Добротное монашеское поле видимости имело одновременно и микроскопический, и макроскопический аспекты. Оно помогало монахам увидеть, как самый незначительный из поступков может аукаться за пределами физического мира и влиять на их судьбу. В VII веке монахиня по имени Гибитруда[159]
, горя в лихорадке, перенеслась на небо, где Господь велел ей прекратить застарелую вражду с тремя коллегами-сестрами. В 670-х годах монах Баронт[160] временно попал на небеса и обнаружил, что обитателей вышних сфер заботят вовсе не три его брака и многочисленные романы – с этими изъянами он вполне разобрался, отрекшись от своей аристократической жизни и приняв монашество. Вместо этого один из умерших братьев отругал Баронта за то, что тот не уследил за свечами в монастырской церкви, а святой Петр лично сообщил, что, дескать, главная его оплошность – оставленные в личной собственности после ухода в монастырь 12 золотых монет, и от них надо избавиться.Видения, впрочем, не всегда были такими недвусмысленными. Аббатиса Садальберга узрела рай, но не узнала никого из обитавших там знакомых, и им пришлось представляться ей снова! Григорий Великий рекомендовал монахам практиковать разборчивость и в грезах тоже: иногда «видения» возникали попросту от переедания или порождались какой-нибудь излишней тревожностью, а то и бесами. Порой действительно случались божественные откровения, но разуму следовало сохранять бдительность, ибо стоит неверно истолковать происхождение видения, и будет неверно истолковано заключенное в нем послание {32}.

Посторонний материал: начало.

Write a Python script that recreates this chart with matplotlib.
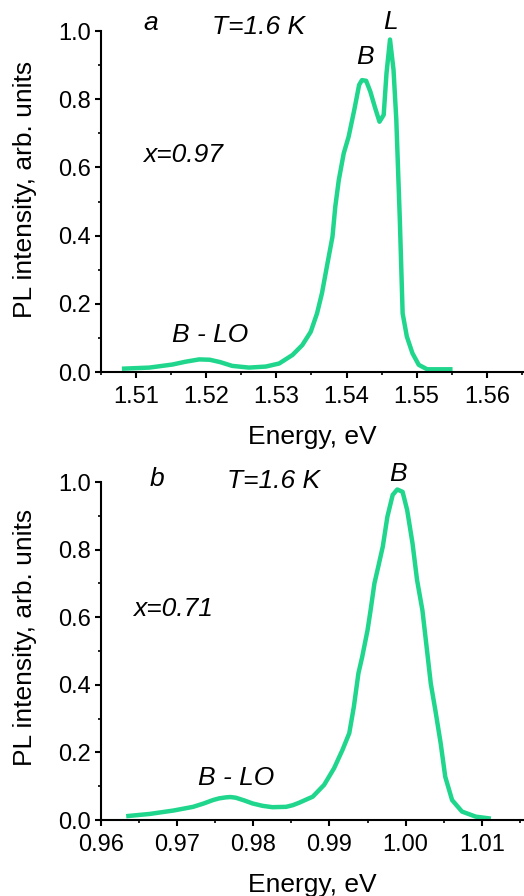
import numpy as np
import matplotlib
matplotlib.use("Agg")
import matplotlib.pyplot as plt
from matplotlib.ticker import MultipleLocator

plt.rcParams['font.family'] = ['Liberation Sans', 'DejaVu Sans']

# panel a, x = 0.97
energy_a = [1.5083, 1.5119, 1.5152, 1.5170, 1.5190, 1.5205, 1.5220, 1.5237, 1.5261,
            1.5285, 1.5304, 1.5323, 1.5337, 1.5349, 1.5358, 1.5365, 1.5372, 1.5380,
            1.5384, 1.5389, 1.5396, 1.5403, 1.5411, 1.5418, 1.5422, 1.5428, 1.5434,
            1.5441, 1.5447, 1.5453, 1.5457, 1.5462, 1.5467, 1.5471, 1.5476, 1.5480,
            1.5486, 1.5494, 1.5503, 1.5515, 1.5548]
pl_a = [0.010, 0.013, 0.022, 0.030, 0.037, 0.036, 0.029, 0.018, 0.013,
        0.016, 0.025, 0.050, 0.079, 0.118, 0.172, 0.231, 0.309, 0.397,
        0.485, 0.563, 0.641, 0.690, 0.768, 0.842, 0.856, 0.854, 0.822,
        0.773, 0.734, 0.754, 0.876, 0.975, 0.886, 0.739, 0.446, 0.172,
        0.104, 0.055, 0.021, 0.008, 0.008]

# panel b, x = 0.71
energy_b = [0.9636, 0.9664, 0.9695, 0.9721, 0.9735, 0.9747, 0.9755, 0.9764, 0.9770,
            0.9777, 0.9788, 0.9799, 0.9812, 0.9825, 0.9843, 0.9852, 0.9860, 0.9878,
            0.9893, 0.9906, 0.9917, 0.9926, 0.9932, 0.9938, 0.9943, 0.9950, 0.9954,
            0.9959, 0.9964, 0.9970, 0.9976, 0.9983, 0.9989, 0.9996, 1.0002, 1.0009,
            1.0015, 1.0022, 1.0028, 1.0033, 1.0039, 1.0046, 1.0052, 1.0061, 1.0074,
            1.0092, 1.0109]
pl_b = [0.012, 0.018, 0.028, 0.039, 0.049, 0.059, 0.064, 0.067, 0.068,
        0.066, 0.058, 0.049, 0.042, 0.038, 0.039, 0.044, 0.051, 0.069,
        0.104, 0.153, 0.207, 0.257, 0.335, 0.434, 0.483, 0.562, 0.621,
        0.700, 0.749, 0.809, 0.897, 0.962, 0.978, 0.971, 0.917, 0.819,
        0.710, 0.621, 0.503, 0.404, 0.325, 0.227, 0.128, 0.059, 0.025,
        0.010, 0.005]

green = '#1fd68c'
fs_tick = 17
fs_text = 19

fig = plt.figure(figsize=(5.24, 8.96), dpi=100)
ax1 = fig.add_axes([0.1927, 0.5848, 0.8073, 0.3806])
ax2 = fig.add_axes([0.1927, 0.0848, 0.8073, 0.3772])


def style(ax, xmin, xmax, xmaj):
    ax.set_xlim(xmin, xmax)
    ax.set_ylim(0, 1.0)
    for s in ['top', 'right']:
        ax.spines[s].set_visible(False)
    for s in ['left', 'bottom']:
        ax.spines[s].set_linewidth(1.5)
    ax.xaxis.set_major_locator(MultipleLocator(xmaj))
    ax.xaxis.set_minor_locator(MultipleLocator(xmaj / 2))
    ax.yaxis.set_major_locator(MultipleLocator(0.2))
    ax.yaxis.set_minor_locator(MultipleLocator(0.1))
    ax.xaxis.set_major_formatter(plt.FormatStrFormatter('%.2f'))
    ax.yaxis.set_major_formatter(plt.FormatStrFormatter('%.1f'))
    ax.tick_params(which='major', direction='out', length=4, width=1.5, labelsize=fs_tick)
    ax.tick_params(which='minor', direction='out', length=2.5, width=1.2)
    ax.tick_params(axis='x', pad=6)
    ax.tick_params(axis='y', pad=3)
    ax.set_xlabel('Energy, eV', fontsize=fs_text, labelpad=12)
    ax.set_ylabel('PL intensity, arb. units', fontsize=fs_text)


# panel a
ax1.plot(energy_a, pl_a, color=green, lw=3.2, solid_joinstyle='round')
style(ax1, 1.505, 1.5653, 0.01)
ax1.yaxis.set_label_coords(-0.151, 0.535)
ax1.text(1.5121, 1.003, 'a', style='italic', fontsize=fs_text, ha='center', va='baseline')
ax1.text(1.5208, 0.991, 'T=1.6 K', style='italic', fontsize=fs_text, ha='left', va='baseline')
ax1.text(1.5426, 0.903, 'B', style='italic', fontsize=fs_text, ha='center', va='baseline')
ax1.text(1.5462, 1.006, 'L', style='italic', fontsize=fs_text, ha='center', va='baseline')
ax1.text(1.5110, 0.616, 'x=0.97', style='italic', fontsize=fs_text, ha='left', va='baseline')
ax1.text(1.5151, 0.088, 'B - LO', style='italic', fontsize=fs_text, ha='left', va='baseline')

# panel b
ax2.plot(energy_b, pl_b, color=green, lw=3.2, solid_joinstyle='round')
style(ax2, 0.96, 1.01554, 0.01)
ax2.yaxis.set_label_coords(-0.151, 0.54)
ax2.text(0.9673, 0.988, 'b', style='italic', fontsize=fs_text, ha='center', va='baseline')
ax2.text(0.9765, 0.982, 'T=1.6 K', style='italic', fontsize=fs_text, ha='left', va='baseline')
ax2.text(0.9990, 1.003, 'B', style='italic', fontsize=fs_text, ha='center', va='baseline')
ax2.text(0.9642, 0.604, 'x=0.71', style='italic', fontsize=fs_text, ha='left', va='baseline')
ax2.text(0.9728, 0.104, 'B - LO', style='italic', fontsize=fs_text, ha='left', va='baseline')

fig.savefig('out.png', dpi=100)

Григорий давал этот совет, зная, что его читатели и без того рассматривают видения как ценную навигационную систему. Монахи охотно рассказывали и пересказывали истории о своих озарениях – в том числе поэтому мы и знаем о них. Один монах в приорате Уэнлок (сейчас это восточная часть Мидлендс в Англии) пережил подобное видение, вероятно, в начале VIII века; рассказ о его видении дошел до настоятельницы другого монастыря, та передала его монаху, занимавшемуся миссионерской деятельностью на другом берегу Ла-Манша, а он в свою очередь изложил его письменно в послании другой английской аббатисе. Опыт человека, пережившего озарение, завораживал и захватывал каждое звено передаточной цепи (а также, вне всякого сомнения, множество монахов и монахинь в их окружении). Монах делился ощущениями: тебя выносит из собственного тела, шелуха «непроницаемого покрытия» (densissimo tegmine) привычного чувственного восприятия спадает, со сверхчеловеческой ясностью охватываешь взором целый мир и параллельную ему сферу посмертного существования. Почему такие истории широко расходились? Потому что, замечали китайские современники наших монахов, их коллеги-буддисты, для толкования видений требовалась помощь. Какие бы потрясающие картины ни открывались монаху, их смысл был ясен далеко не всегда, даже при хорошо развитой разборчивости {33}.
Мы видим рост случаев подобных смертоцентричных видений в христианской монашеской культуре начиная с VI века и далее, то есть с тех самых пор, как христиане принялись бурно обсуждать способы помочь душе в пути после смерти тела. Откровения Баронта или уэнлокского монаха, где душа странствовала по загробному миру, помогали читателям разобраться в выборах и силах, влияющих на их дальнейшую участь. Пусть у разных людей складывались разные картины возможного и разумного, суммарно их взгляды формировали такой панорамный вид человеческой жизни, где подчеркивалась связь малого и монументального, прошлого и будущего. Метапознавательный подход не только прокладывал разуму путь к цели, но и мотивировал монаха быть внимательным и не сходить с избранной тропы {34}.
В эпоху раннего Средневековья космические поля видимости манили столь сильно, что невозможно было удержать этот импульс в границах переживания смерти или предсмертного опыта покидающей тело души. Некоторые монахи испытывали подобное в состоянии сознания, которое сами они именовали «чистая молитва», то есть в самом продвинутом молитвенном состоянии из всех возможных.
Чистая молитва – или, как ее еще называли «неотвлеченная молитва» – умственное детище Евагрия, остроглазого теоретика IV века, оставившего глубокий след в монашеской когнитивной культуре. Последователи Евагрия привносили в его концепцию новые вопросы, традиции и знания, преображая и видоизменяя ее. В VII–VIII веках феномен чистой молитвы с беспрецедентным энтузиазмом исследовали и описывали говорящие на сирийском монахи, особенно в регионе Персидского залива и Месопотамии {35}.